### Data provided

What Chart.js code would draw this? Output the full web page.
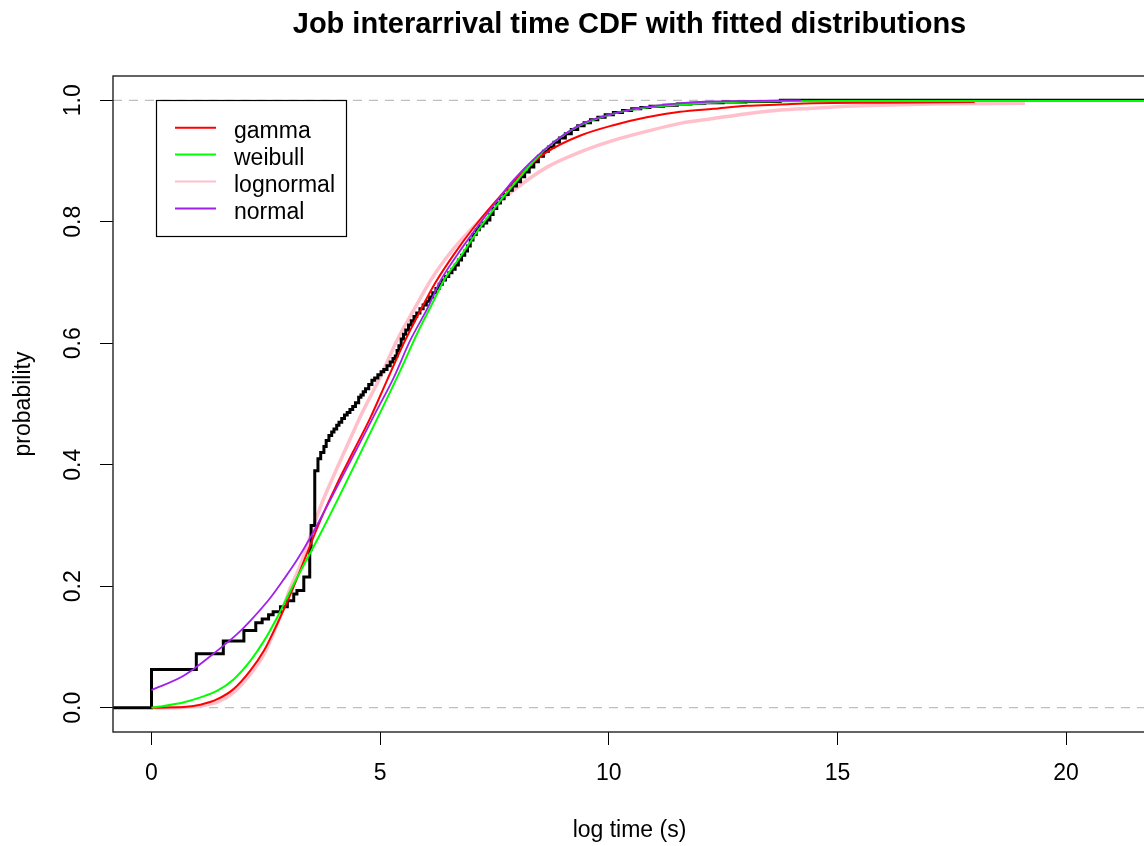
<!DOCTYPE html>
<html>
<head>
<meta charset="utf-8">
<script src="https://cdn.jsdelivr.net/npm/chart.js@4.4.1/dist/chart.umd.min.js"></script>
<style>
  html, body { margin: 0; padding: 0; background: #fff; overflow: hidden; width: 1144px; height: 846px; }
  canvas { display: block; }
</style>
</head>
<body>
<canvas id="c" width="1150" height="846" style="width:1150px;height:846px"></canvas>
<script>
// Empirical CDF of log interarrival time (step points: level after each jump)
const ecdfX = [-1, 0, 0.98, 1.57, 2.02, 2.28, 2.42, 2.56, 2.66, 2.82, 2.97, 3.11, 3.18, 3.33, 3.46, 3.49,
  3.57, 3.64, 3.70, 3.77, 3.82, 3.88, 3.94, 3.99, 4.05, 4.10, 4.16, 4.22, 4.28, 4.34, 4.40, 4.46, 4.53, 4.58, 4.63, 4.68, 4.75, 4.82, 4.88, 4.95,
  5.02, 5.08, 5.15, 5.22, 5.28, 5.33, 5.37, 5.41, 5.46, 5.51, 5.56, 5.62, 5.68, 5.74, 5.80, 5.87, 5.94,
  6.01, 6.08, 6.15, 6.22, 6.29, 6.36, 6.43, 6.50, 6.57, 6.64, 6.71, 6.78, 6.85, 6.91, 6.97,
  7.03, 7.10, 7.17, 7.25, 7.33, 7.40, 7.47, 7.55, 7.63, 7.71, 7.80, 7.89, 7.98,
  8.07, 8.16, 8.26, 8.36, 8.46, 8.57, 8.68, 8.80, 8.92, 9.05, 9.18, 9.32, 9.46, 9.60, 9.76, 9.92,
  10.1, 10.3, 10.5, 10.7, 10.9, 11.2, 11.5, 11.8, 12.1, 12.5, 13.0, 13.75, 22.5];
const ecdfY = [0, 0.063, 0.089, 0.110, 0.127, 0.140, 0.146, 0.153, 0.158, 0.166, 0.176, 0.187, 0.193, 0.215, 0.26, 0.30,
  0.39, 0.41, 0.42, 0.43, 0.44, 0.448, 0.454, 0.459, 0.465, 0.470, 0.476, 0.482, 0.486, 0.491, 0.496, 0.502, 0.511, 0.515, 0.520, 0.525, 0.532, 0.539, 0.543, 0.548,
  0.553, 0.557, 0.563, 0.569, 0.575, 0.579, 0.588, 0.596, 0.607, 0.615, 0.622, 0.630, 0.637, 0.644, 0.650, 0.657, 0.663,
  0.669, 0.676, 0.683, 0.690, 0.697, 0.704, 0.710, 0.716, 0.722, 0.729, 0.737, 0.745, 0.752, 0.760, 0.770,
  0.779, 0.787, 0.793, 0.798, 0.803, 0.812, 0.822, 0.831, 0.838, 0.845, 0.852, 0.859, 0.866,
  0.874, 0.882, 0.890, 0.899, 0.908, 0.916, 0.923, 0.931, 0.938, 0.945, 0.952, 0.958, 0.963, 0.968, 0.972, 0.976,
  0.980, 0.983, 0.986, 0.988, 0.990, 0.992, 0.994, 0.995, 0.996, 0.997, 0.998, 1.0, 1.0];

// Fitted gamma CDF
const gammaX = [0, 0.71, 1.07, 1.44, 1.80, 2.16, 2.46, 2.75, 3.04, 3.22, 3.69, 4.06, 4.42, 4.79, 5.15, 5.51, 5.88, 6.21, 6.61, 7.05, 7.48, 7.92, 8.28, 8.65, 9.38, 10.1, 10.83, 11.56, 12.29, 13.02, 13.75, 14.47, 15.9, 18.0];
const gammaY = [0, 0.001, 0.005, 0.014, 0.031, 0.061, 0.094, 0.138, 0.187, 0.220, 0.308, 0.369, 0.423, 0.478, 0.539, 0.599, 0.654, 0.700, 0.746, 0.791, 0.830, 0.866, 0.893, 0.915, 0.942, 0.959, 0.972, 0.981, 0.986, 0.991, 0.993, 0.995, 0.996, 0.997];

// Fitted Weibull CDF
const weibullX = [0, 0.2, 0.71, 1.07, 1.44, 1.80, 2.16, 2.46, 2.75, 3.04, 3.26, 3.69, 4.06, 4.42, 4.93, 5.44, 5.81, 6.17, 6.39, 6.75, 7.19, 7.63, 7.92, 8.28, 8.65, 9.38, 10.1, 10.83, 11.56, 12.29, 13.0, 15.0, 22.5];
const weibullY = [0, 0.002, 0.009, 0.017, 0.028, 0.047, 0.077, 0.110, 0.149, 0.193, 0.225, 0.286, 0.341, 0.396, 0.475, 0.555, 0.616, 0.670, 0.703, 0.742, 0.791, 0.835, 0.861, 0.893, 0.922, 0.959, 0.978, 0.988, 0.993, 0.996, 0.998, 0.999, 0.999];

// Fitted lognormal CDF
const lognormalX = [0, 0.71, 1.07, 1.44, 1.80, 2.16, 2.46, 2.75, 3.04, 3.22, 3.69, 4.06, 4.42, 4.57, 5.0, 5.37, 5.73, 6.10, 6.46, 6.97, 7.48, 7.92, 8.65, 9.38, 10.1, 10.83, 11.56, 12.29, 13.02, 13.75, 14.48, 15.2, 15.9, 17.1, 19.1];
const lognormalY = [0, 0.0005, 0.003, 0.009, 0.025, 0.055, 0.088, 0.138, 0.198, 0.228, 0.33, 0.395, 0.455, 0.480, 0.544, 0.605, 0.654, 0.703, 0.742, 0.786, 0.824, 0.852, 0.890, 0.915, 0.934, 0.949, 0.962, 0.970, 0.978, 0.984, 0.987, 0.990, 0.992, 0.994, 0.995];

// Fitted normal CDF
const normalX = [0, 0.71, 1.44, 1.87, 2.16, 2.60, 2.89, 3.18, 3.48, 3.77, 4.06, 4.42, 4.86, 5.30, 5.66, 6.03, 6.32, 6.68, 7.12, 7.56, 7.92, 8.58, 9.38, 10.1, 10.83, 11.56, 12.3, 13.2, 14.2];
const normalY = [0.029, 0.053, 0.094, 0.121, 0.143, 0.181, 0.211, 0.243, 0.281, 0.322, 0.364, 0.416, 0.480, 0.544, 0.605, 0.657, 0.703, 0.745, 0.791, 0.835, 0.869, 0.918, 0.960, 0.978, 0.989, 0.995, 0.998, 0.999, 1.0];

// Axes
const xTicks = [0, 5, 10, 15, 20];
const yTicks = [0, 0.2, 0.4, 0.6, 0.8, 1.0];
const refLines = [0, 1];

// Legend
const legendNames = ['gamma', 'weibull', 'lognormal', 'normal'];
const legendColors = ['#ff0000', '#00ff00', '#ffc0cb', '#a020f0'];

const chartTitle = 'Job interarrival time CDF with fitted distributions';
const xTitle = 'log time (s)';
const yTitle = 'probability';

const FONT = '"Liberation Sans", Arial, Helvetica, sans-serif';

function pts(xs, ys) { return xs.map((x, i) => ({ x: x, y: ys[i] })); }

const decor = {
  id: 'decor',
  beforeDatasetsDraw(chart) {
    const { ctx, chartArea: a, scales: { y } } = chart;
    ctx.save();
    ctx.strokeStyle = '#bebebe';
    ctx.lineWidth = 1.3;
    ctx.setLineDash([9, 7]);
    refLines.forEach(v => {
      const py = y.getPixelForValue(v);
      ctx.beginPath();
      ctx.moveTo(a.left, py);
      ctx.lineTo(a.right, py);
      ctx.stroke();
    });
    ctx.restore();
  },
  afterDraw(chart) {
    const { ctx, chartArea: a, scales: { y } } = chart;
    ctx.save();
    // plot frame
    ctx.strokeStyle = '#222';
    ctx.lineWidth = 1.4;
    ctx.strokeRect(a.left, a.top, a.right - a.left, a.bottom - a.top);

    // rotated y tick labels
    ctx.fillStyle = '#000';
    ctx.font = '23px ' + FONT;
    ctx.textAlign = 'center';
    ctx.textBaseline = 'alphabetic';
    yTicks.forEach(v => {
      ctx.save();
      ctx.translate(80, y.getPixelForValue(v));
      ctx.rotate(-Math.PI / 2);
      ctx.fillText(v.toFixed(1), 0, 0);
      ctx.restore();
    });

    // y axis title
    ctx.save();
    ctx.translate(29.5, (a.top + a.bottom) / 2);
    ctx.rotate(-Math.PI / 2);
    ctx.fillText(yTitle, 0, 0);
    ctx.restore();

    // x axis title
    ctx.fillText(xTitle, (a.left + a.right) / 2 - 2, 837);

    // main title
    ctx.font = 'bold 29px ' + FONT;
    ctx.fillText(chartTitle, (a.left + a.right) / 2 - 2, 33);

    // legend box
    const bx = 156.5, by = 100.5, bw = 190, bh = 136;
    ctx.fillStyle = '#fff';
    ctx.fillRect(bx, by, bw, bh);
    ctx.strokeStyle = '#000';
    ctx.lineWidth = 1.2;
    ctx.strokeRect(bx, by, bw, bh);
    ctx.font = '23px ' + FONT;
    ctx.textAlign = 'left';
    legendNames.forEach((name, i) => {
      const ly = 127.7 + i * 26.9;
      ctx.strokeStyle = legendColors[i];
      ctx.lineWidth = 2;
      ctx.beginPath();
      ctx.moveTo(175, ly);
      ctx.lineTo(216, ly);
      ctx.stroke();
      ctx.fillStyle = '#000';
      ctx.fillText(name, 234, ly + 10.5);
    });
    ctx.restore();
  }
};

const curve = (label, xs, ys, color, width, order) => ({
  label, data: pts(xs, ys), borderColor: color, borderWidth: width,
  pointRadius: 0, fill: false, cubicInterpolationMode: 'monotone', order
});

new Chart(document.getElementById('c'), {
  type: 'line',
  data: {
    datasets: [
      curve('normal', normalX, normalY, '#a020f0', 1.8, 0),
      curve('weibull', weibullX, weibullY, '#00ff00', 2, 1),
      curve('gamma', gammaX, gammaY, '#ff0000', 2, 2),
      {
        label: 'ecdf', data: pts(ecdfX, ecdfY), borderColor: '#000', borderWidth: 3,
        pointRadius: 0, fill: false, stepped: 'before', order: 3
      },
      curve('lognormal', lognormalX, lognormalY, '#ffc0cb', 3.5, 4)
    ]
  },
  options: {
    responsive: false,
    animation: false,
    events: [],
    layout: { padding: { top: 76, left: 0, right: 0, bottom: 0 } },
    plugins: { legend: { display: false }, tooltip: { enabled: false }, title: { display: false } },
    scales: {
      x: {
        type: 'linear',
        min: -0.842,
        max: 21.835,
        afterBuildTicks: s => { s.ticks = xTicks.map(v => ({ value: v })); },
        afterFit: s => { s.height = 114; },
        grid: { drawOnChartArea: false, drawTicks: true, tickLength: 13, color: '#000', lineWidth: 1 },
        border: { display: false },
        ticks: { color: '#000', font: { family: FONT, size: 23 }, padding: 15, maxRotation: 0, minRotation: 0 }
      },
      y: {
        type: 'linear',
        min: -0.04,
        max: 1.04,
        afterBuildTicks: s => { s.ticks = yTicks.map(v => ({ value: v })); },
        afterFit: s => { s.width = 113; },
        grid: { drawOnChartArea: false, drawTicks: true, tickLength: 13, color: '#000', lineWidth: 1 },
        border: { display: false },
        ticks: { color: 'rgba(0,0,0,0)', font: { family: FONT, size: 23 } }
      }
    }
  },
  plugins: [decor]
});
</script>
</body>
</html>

### Set task
Give again exactly the lines running from the beginning of the material above through the line that contains "0.998, 1.0, 1.0];", and leave out every picture.

### Response
What Chart.js code would draw this? Output the full web page.
<!DOCTYPE html>
<html>
<head>
<meta charset="utf-8">
<script src="https://cdn.jsdelivr.net/npm/chart.js@4.4.1/dist/chart.umd.min.js"></script>
<style>
  html, body { margin: 0; padding: 0; background: #fff; overflow: hidden; width: 1144px; height: 846px; }
  canvas { display: block; }
</style>
</head>
<body>
<canvas id="c" width="1150" height="846" style="width:1150px;height:846px"></canvas>
<script>
// Empirical CDF of log interarrival time (step points: level after each jump)
const ecdfX = [-1, 0, 0.98, 1.57, 2.02, 2.28, 2.42, 2.56, 2.66, 2.82, 2.97, 3.11, 3.18, 3.33, 3.46, 3.49,
  3.57, 3.64, 3.70, 3.77, 3.82, 3.88, 3.94, 3.99, 4.05, 4.10, 4.16, 4.22, 4.28, 4.34, 4.40, 4.46, 4.53, 4.58, 4.63, 4.68, 4.75, 4.82, 4.88, 4.95,
  5.02, 5.08, 5.15, 5.22, 5.28, 5.33, 5.37, 5.41, 5.46, 5.51, 5.56, 5.62, 5.68, 5.74, 5.80, 5.87, 5.94,
  6.01, 6.08, 6.15, 6.22, 6.29, 6.36, 6.43, 6.50, 6.57, 6.64, 6.71, 6.78, 6.85, 6.91, 6.97,
  7.03, 7.10, 7.17, 7.25, 7.33, 7.40, 7.47, 7.55, 7.63, 7.71, 7.80, 7.89, 7.98,
  8.07, 8.16, 8.26, 8.36, 8.46, 8.57, 8.68, 8.80, 8.92, 9.05, 9.18, 9.32, 9.46, 9.60, 9.76, 9.92,
  10.1, 10.3, 10.5, 10.7, 10.9, 11.2, 11.5, 11.8, 12.1, 12.5, 13.0, 13.75, 22.5];
const ecdfY = [0, 0.063, 0.089, 0.110, 0.127, 0.140, 0.146, 0.153, 0.158, 0.166, 0.176, 0.187, 0.193, 0.215, 0.26, 0.30,
  0.39, 0.41, 0.42, 0.43, 0.44, 0.448, 0.454, 0.459, 0.465, 0.470, 0.476, 0.482, 0.486, 0.491, 0.496, 0.502, 0.511, 0.515, 0.520, 0.525, 0.532, 0.539, 0.543, 0.548,
  0.553, 0.557, 0.563, 0.569, 0.575, 0.579, 0.588, 0.596, 0.607, 0.615, 0.622, 0.630, 0.637, 0.644, 0.650, 0.657, 0.663,
  0.669, 0.676, 0.683, 0.690, 0.697, 0.704, 0.710, 0.716, 0.722, 0.729, 0.737, 0.745, 0.752, 0.760, 0.770,
  0.779, 0.787, 0.793, 0.798, 0.803, 0.812, 0.822, 0.831, 0.838, 0.845, 0.852, 0.859, 0.866,
  0.874, 0.882, 0.890, 0.899, 0.908, 0.916, 0.923, 0.931, 0.938, 0.945, 0.952, 0.958, 0.963, 0.968, 0.972, 0.976,
  0.980, 0.983, 0.986, 0.988, 0.990, 0.992, 0.994, 0.995, 0.996, 0.997, 0.998, 1.0, 1.0];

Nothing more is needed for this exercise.